You CAN Assume A Double Play. Or can you?

BASEBALL…OFFICIAL SCORING BLOG#01

Let’s start this blog off right by debunking a baseball scoring myth:

“You can’t assume a double play”

First of all, this “commandment” does not appear anywhere in the Official Baseball Rules. Perhaps it was written on one of the tablets that Moses dropped on his way down the mountain (for more information, please view History of the World – Part I).

It is correct that Rule 10.12(d)(3) specifically directs a scorer not to charge an error to “…any fielder who makes a wild throw in attempting to complete a double play or triple play…” unless of course the throw results in the runner(s) advancing additional base(s).

It is also correct that the rules require a scorer to charge an error based on a scenario involving a potential double or triple play. Please turn to page 111 in your hymnals, and follow along silently while I type aloud:

Rule 10.12(d) Comment: When a fielder mufffs a thrown ball that, if held, would have completed a double play or triple play, the official scorer shall charge an error to the fielder who drops the ball and credit an assist to the fielder who made the throw.

Here’s an example:
Runner at first, batter hits a ground ball to the second baseman who flips to the shortstop for the force at second. The shortstop throws to first where the first baseman drops a perfect throw, allowing the batter to reach safely. As a scorer, you know this – because your friendly neighborhood umpire signals ”safe” and points to the first baseman, telling you that if he had held the ball the runner would have been out.

Please make a mental note to deduct style points if said umpire inadvertently pumped his fist for the “out” before he quickly altered his dance move to the “safe” call.

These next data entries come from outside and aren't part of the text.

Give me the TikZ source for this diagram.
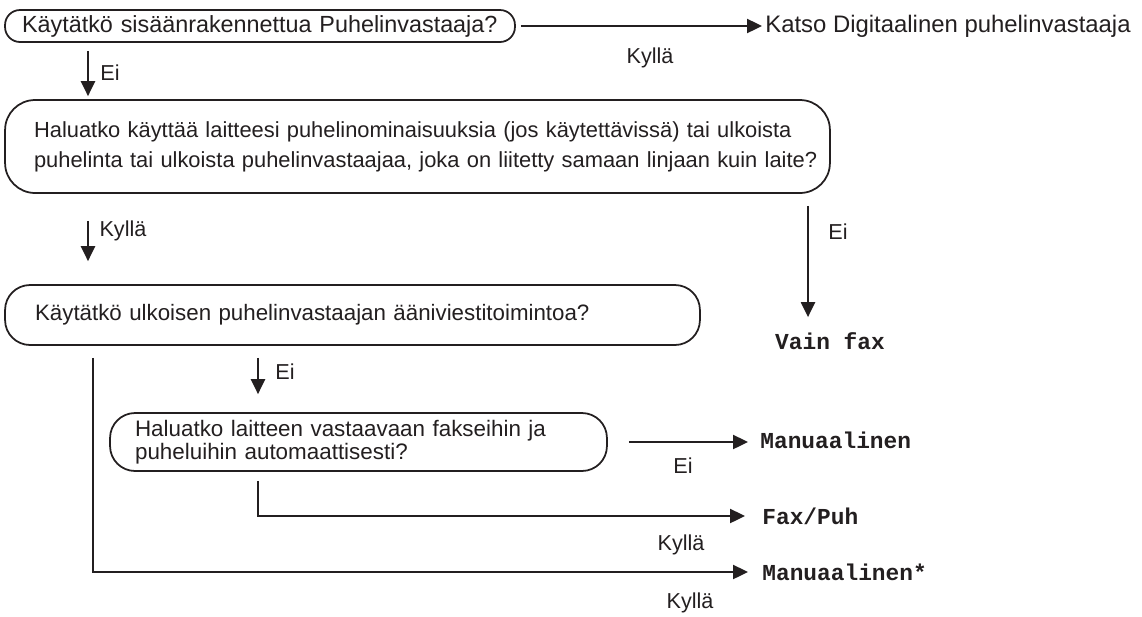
\documentclass[tikz,border=0pt]{standalone}
\usepackage{fontspec}
\setmainfont{Liberation Sans}
\setmonofont{Liberation Mono}
\usepackage{tikz}
\usetikzlibrary{arrows.meta,positioning,calc}
\definecolor{ink}{HTML}{231F20}

\begin{document}
\begin{tikzpicture}[
 x=0.02cm, y=-0.02cm,
 every node/.style={text=ink},
 qbox/.style={draw=ink,line width=1pt,rounded corners=#1,align=left,inner ysep=0pt,
   font=\fontsize{12.7}{17}\selectfont},
 qbox/.default=0.5cm,
 lbl/.style={font=\fontsize{12.3}{14}\selectfont,inner sep=0pt},
 res/.style={font=\fontsize{13}{15}\selectfont\ttfamily\bfseries,inner sep=0pt,anchor=west},
 arr/.style={-{Triangle[length=8.5pt,width=8pt]},draw=ink,line width=1.1pt}
]
\useasboundingbox (0,0) rectangle (1142,616);

% questions
\node[qbox=0.3cm,minimum height=0.64cm,text width=10cm,inner xsep=0.1cm,
  font=\fontsize{13.3}{16}\selectfont] (q1) at (260,26)
  {\hspace*{0.24cm}Käytätkö sisäänrakennettua Puhelinvastaaja?};
\node[qbox=0.6cm,minimum height=1.86cm,text width=16.42cm,inner xsep=0.04cm,
  font=\fontsize{12.45}{17}\selectfont] (q2) at (417.5,146.5)
  {\hspace*{0.54cm}Haluatko käyttää laitteesi puhelinominaisuuksia (jos käytettävissä) tai ulkoista\\
   \hspace*{0.54cm}puhelinta tai ulkoista puhelinvastaajaa, joka on liitetty samaan linjaan kuin laite?};
\node[qbox,minimum height=1.2cm,text width=12.7cm,inner xsep=0.6cm] (q3) at (352.5,315)
  {Käytätkö ulkoisen puhelinvastaajan ääniviestitoimintoa?};
\node[qbox,minimum height=1.16cm,text width=8.94cm,inner xsep=0.5cm,
  font=\fontsize{12.75}{12.8}\selectfont] (q4) at (358.5,442)
  {Haluatko laitteen vastaavaan fakseihin ja\\puheluihin automaattisesti?};

% results
\node[res,font=\fontsize{13.6}{16}\selectfont] (katso) at (765,26) {Katso Digitaalinen puhelinvastaaja};
\node[res,anchor=center] (vain) at (830,341) {Vain fax};
\node[res] (man1) at (760,440) {Manuaalinen};
\node[res] (faxpuh) at (762,516) {Fax/Puh};
\node[res] (man2) at (762,572) {Manuaalinen*};

% columns for the vertical arrows
\coordinate (c1) at (88,0);
\coordinate (c2) at (808,0);
\coordinate (c3) at (93,0);
\coordinate (c4) at (258,0);

% connectors
\draw[arr,shorten <=0.1cm,shorten >=0.06cm] (q1.east) -- (katso.west);
\node[lbl] (k1) at (650,58) {Kyllä};
\draw[arr,shorten <=0.16cm,shorten >=0.06cm] (q1.south -| c1) -- (q2.north -| c1);
\node[lbl] (e1) at (110,73) {Ei};
\draw[arr,shorten <=0.54cm,shorten >=0.46cm] (q2.south -| c1) -- (q3.north -| c1);
\node[lbl] (k2) at (123,231) {Kyllä};
\draw[arr,shorten <=0.24cm,shorten >=0.3cm] (q2.south -| c2) -- (vain.north -| c2);
\node[lbl] (e2) at (838,232) {Ei};
\draw[arr,shorten <=0.24cm,shorten >=0.36cm] (q3.south -| c4) -- (q4.north -| c4);
\node[lbl] (e3) at (285,372) {Ei};
\draw[arr,shorten <=0.42cm,shorten >=0.24cm] (q4.east) -- (q4.east -| man1.west);
\node[lbl] (e4) at (683,466) {Ei};
\draw[arr,shorten <=0.18cm,shorten >=0.34cm] (q4.south -| c4) |- (faxpuh.west);
\node[lbl] (k3) at (681,545) {Kyllä};
\draw[arr,shorten <=0.24cm,shorten >=0.28cm] (q3.south -| c3) |- (man2.west);
\node[lbl] (k4) at (690,603) {Kyllä};
\end{tikzpicture}
\end{document}
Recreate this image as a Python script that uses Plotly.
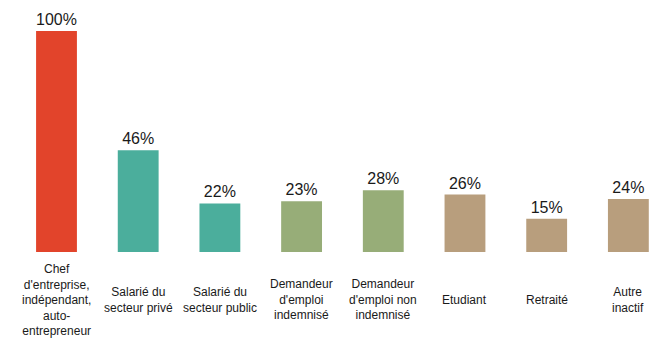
import plotly.graph_objects as go

categories = [
    "Chef<br>d'entreprise,<br>indépendant,<br>auto-<br>entrepreneur",
    "Salarié du<br>secteur privé",
    "Salarié du<br>secteur public",
    "Demandeur<br>d'emploi<br>indemnisé",
    "Demandeur<br>d'emploi non<br>indemnisé",
    "Etudiant",
    "Retraité",
    "Autre<br>inactif",
]
values = [100, 46, 22, 23, 28, 26, 15, 24]
colors = ["#E2442B", "#4BAE9C", "#4BAE9C", "#97AD78", "#97AD78",
          "#B89E7D", "#B89E7D", "#B89E7D"]

x_idx = list(range(len(categories)))

fig = go.Figure()
fig.add_trace(go.Bar(
    x=x_idx, y=values,
    marker=dict(color=colors, line=dict(width=0)),
    text=[f"{v}%" for v in values],
    textposition="outside",
    textfont=dict(family="Liberation Sans, Arial, sans-serif", size=16, color="#1a1a1a"),
    cliponaxis=False,
    hoverinfo="skip",
))

for i, c in enumerate(categories):
    fig.add_annotation(
        x=i, y=-21.7, xref="x", yref="y", text=c, showarrow=False,
        xanchor="center", yanchor="middle", align="center",
        font=dict(family="Liberation Sans, Arial, sans-serif", size=12, color="#1a1a1a"),
    )

fig.update_layout(
    width=659, height=354,
    margin=dict(l=0, r=0, t=0, b=0),
    paper_bgcolor="white", plot_bgcolor="white",
    bargap=0.5,
    showlegend=False,
    xaxis=dict(range=[-0.6916, 7.375], showticklabels=False, showgrid=False,
               zeroline=False, showline=False, ticks=""),
    yaxis=dict(range=[-46.15, 114.03], showticklabels=False, showgrid=False,
               zeroline=False, showline=False, ticks=""),
)

fig.write_html("out.html")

Stat Crew Nation would correctly type in the above play as follows:
Batter – ”E3M A6 GDP”
Runner at first – ”46″

And yes, if any preceding base runners score on the play, the batter does NOT get credit for Runs Batted In. Turn to pages 8-9 of the “Book of Shannon” for a funny story regarding this exact play. I’ve scored this play a few times, including at an OS assignment last year at Shea Stadium.